Ask people about the future of energy, and you’ll probably hear mention of “solar,” “wind,” and “ethanol.” These developing energy technologies have been invested in, loaned to, subsidized, and mandated—yet they’ve repeatedly fallen short.
If the vaunted renewables aren’t yet ready for prime time, what will we do if, for example, Iran makes good on its threat to close the Strait of Hormuz and blocks a significant supply of the world’s energy? Just the fear of a supply disruption bumped up the price of oil.
The geopolitics provide a perfect backdrop for pushing the pipeline that will boost the economy through more jobs and price stability, provide energy security, and help balance the trade deficit. Opponents see building the Keystone XL pipeline as a flashpoint for the struggle between old and new energy paradigms—yet with the failure of so-called future energy, the pipeline is representative of our energy future.

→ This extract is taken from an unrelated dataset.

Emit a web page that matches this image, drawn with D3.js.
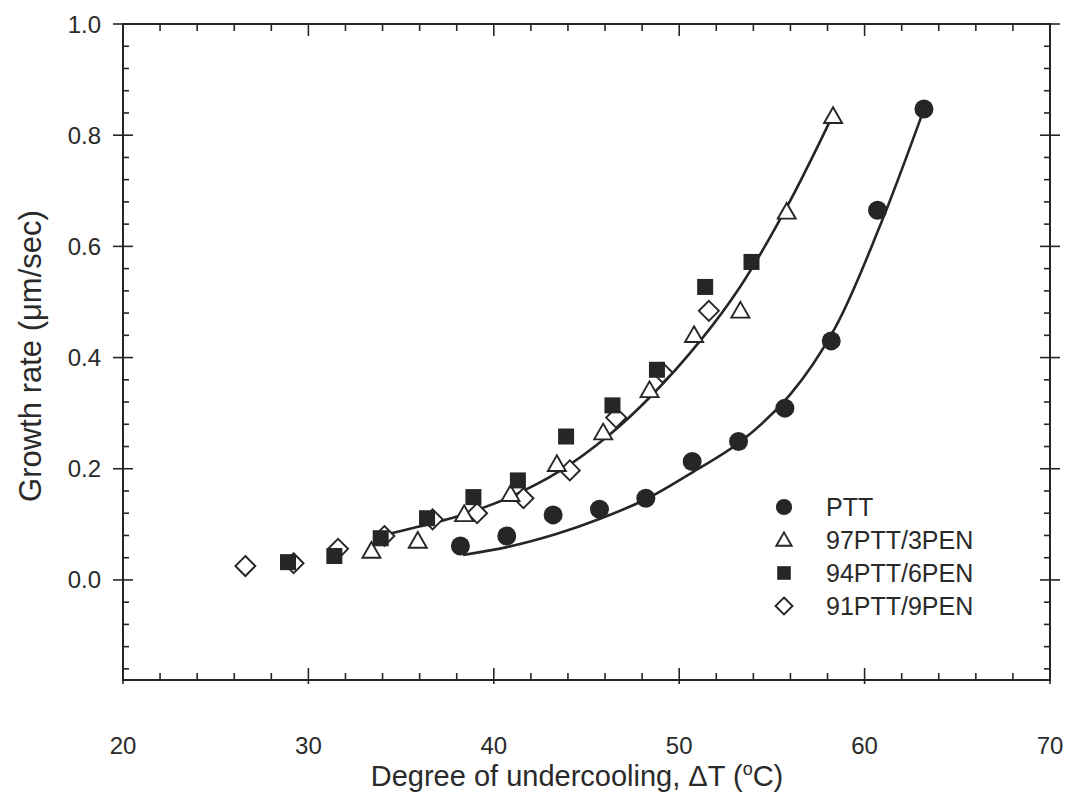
<!DOCTYPE html>
<html>
<head>
<meta charset="utf-8">
<script src="https://cdn.jsdelivr.net/npm/d3@7"></script>
<style>
    body { margin: 0; background: #fff; }
    text { font-family: "Liberation Sans", Arial, sans-serif; fill: #2a2a2a; }
</style>
</head>
<body>
<div id="graph"></div>
<script>
/*************************************** DATA *********************************************/

var seriesNames = ["PTT", "97PTT/3PEN", "94PTT/6PEN", "91PTT/9PEN"];

var pttData = [
    [38.2, 0.061], [40.7, 0.079], [43.2, 0.117], [45.7, 0.127], [48.2, 0.147],
    [50.7, 0.213], [53.2, 0.249], [55.7, 0.309], [58.2, 0.430], [60.7, 0.665], [63.2, 0.847]
];

var pen3Data = [
    [33.4, 0.052], [35.9, 0.070], [38.4, 0.118], [40.9, 0.154], [43.4, 0.208],
    [45.9, 0.265], [48.4, 0.341], [50.8, 0.440], [53.3, 0.484], [55.8, 0.662], [58.3, 0.834]
];

var pen6Data = [
    [28.9, 0.032], [31.4, 0.043], [33.9, 0.075], [36.4, 0.111], [38.9, 0.149],
    [41.3, 0.179], [43.9, 0.258], [46.4, 0.314], [48.8, 0.378], [51.4, 0.527], [53.9, 0.572]
];

var pen9Data = [
    [26.6, 0.025], [29.2, 0.030], [31.6, 0.056], [34.1, 0.079], [36.7, 0.109],
    [39.1, 0.120], [41.6, 0.147], [44.1, 0.197], [46.6, 0.292], [49.1, 0.373], [51.6, 0.484]
];

// fitted curves
var pttFit = [
    [38.34, 0.045], [40.71, 0.059], [43.41, 0.083], [45.73, 0.110], [48.26, 0.146],
    [50.74, 0.194], [53.28, 0.248], [55.97, 0.333], [58.40, 0.453], [60.83, 0.637], [63.15, 0.842]
];

var blendFit = [
    [33.54, 0.077], [35.48, 0.092], [38.18, 0.116], [40.87, 0.149], [43.57, 0.196],
    [46.27, 0.262], [48.43, 0.329], [51.13, 0.430], [53.28, 0.527], [55.81, 0.671], [58.30, 0.837]
];

var xTicks = [20, 30, 40, 50, 60, 70];
var yTicks = [0.0, 0.2, 0.4, 0.6, 0.8, 1.0];

/*************************************** GRAPH *********************************************/

var W = 1066, H = 796;
var plotLeft = 123, plotRight = 1050, plotTop = 24, plotBottom = 680;
var ink = "#262626";

var x = d3.scaleLinear().domain([20, 70]).range([plotLeft, plotRight]);
var y = d3.scaleLinear().domain([-0.18, 1.0]).range([plotBottom, plotTop]);

var svg = d3.select("#graph").append("svg")
    .attr("width", W)
    .attr("height", H);

// frame
svg.append("rect")
    .attr("x", plotLeft).attr("y", plotTop)
    .attr("width", plotRight - plotLeft).attr("height", plotBottom - plotTop)
    .attr("fill", "none").attr("stroke", ink).attr("stroke-width", 2);

var xMinor = d3.range(20, 70.01, 2);
var yMinor = d3.range(-0.16, 1.001, 0.04);

function drawTicks() {
    var g = svg.append("g").attr("stroke", ink).attr("stroke-width", 1.6);
    xMinor.forEach(function(v) {
        var major = Math.abs(v % 10) < 1e-6;
        var len = major ? 12 : 7;
        g.append("line").attr("x1", x(v)).attr("x2", x(v)).attr("y1", plotBottom).attr("y2", plotBottom - len);
        g.append("line").attr("x1", x(v)).attr("x2", x(v)).attr("y1", plotTop).attr("y2", plotTop + len);
        if (major) {
            g.append("line").attr("x1", x(v)).attr("x2", x(v)).attr("y1", plotBottom).attr("y2", plotBottom + 4);
        }
    });
    yMinor.forEach(function(v) {
        var major = Math.abs(Math.round(v * 100) % 20) < 1e-6;
        if (major) {
            g.append("line").attr("x1", plotLeft - 10).attr("x2", plotLeft + 10).attr("y1", y(v)).attr("y2", y(v));
            g.append("line").attr("x1", plotRight - 10).attr("x2", plotRight + 10).attr("y1", y(v)).attr("y2", y(v));
        } else {
            g.append("line").attr("x1", plotLeft).attr("x2", plotLeft + 6).attr("y1", y(v)).attr("y2", y(v));
            g.append("line").attr("x1", plotRight).attr("x2", plotRight - 6).attr("y1", y(v)).attr("y2", y(v));
        }
    });
}
drawTicks();

// tick labels
svg.selectAll(".xlab").data(xTicks).enter().append("text")
    .attr("x", function(d) { return x(d); })
    .attr("y", 754)
    .attr("text-anchor", "middle")
    .style("font-size", "24px")
    .text(function(d) { return d; });

svg.selectAll(".ylab").data(yTicks).enter().append("text")
    .attr("x", 101)
    .attr("y", function(d) { return y(d) + 8.5; })
    .attr("text-anchor", "end")
    .style("font-size", "24px")
    .text(function(d) { return d3.format(".1f")(d); });

// axis titles
var xt = svg.append("text")
    .attr("x", 577).attr("y", 786)
    .attr("text-anchor", "middle")
    .style("font-size", "29px");
xt.append("tspan").text("Degree of undercooling, \u0394T (");
xt.append("tspan").attr("dy", -11).style("font-size", "18px").text("o");
xt.append("tspan").attr("dy", 11).text("C)");

svg.append("text")
    .attr("transform", "translate(41," + ((plotTop + plotBottom) / 2 + 4) + ") rotate(-90)")
    .attr("text-anchor", "middle")
    .style("font-size", "31px")
    .text("Growth rate (\u03bcm/sec)");

// fitted lines
var line = d3.line()
    .x(function(d) { return x(d[0]); })
    .y(function(d) { return y(d[1]); })
    .curve(d3.curveCatmullRom.alpha(0.5));

[pttFit, blendFit].forEach(function(f) {
    svg.append("path")
        .datum(f)
        .attr("d", line)
        .attr("fill", "none")
        .attr("stroke", ink)
        .attr("stroke-width", 2.6);
});

// markers
function marker(g, kind, cx, cy, k) {
    k = k || 1;
    if (kind === 0) {
        g.append("circle").attr("cx", cx).attr("cy", cy).attr("r", 9.5 * k).attr("fill", ink);
    } else if (kind === 1) {
        var s = 9 * k;
        g.append("path")
            .attr("d", "M" + cx + "," + (cy - s) + "L" + (cx + s) + "," + (cy + s * 0.75) + "L" + (cx - s) + "," + (cy + s * 0.75) + "Z")
            .attr("fill", "#fff").attr("stroke", ink).attr("stroke-width", 1.9);
    } else if (kind === 2) {
        var h = 8 * k;
        g.append("rect").attr("x", cx - h).attr("y", cy - h).attr("width", 2 * h).attr("height", 2 * h).attr("fill", ink);
    } else {
        var r = 10 * k;
        g.append("path")
            .attr("d", "M" + cx + "," + (cy - r) + "L" + (cx + r) + "," + cy + "L" + cx + "," + (cy + r) + "L" + (cx - r) + "," + cy + "Z")
            .attr("fill", "#fff").attr("stroke", ink).attr("stroke-width", 1.9);
    }
}

var allSeries = [pttData, pen3Data, pen6Data, pen9Data];
// draw order: diamonds under squares like the original
[3, 1, 2, 0].forEach(function(k) {
    var g = svg.append("g");
    allSeries[k].forEach(function(d) {
        marker(g, k, x(d[0]), y(d[1]));
    });
});

// legend
var leg = svg.append("g");
seriesNames.forEach(function(name, i) {
    var ly = 507 + i * 33;
    marker(leg, i, 784, ly, 0.85);
    leg.append("text")
        .attr("x", 826).attr("y", ly + 9)
        .style("font-size", "25px")
        .text(name);
});
</script>
</body>
</html>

Untold billions of taxpayers’ dollars have been spent trying to force renewables into an unnatural economic timeline with the expectation that the laws of nature will bow to the laws of politicians. Yet, not one of them produces a significant percentage of our energy needs. If we lost 20% of our renewable energy, we’d never feel it. If we lost 20% of our oil supply—the amount that goes through the Strait of Hormuz, we could be back to the rationing and gas lines that are reminiscent of the Carter administration.
“President Obama repeatedly assured the American public that a slew of taxpayer-funded projects in his 2009 stimulus package were ‘shovel-ready.’ Yet few of these projects ever got off the ground, and the jobs they produced were negligible,” says National Center for Public Policy Research Senior Fellow, Bonner Cohen. “By contrast, the Keystone XL project really is shovel-ready. And even though it would produce jobs and energy quickly, he refuses to give it the green light.”
In a time of economic war, the Keystone XL pipeline is a job creator that requires no new technology or research, no taxpayer funding while generating new tax revenues, and no new infrastructure—all with virtually no risk (financial or environmental).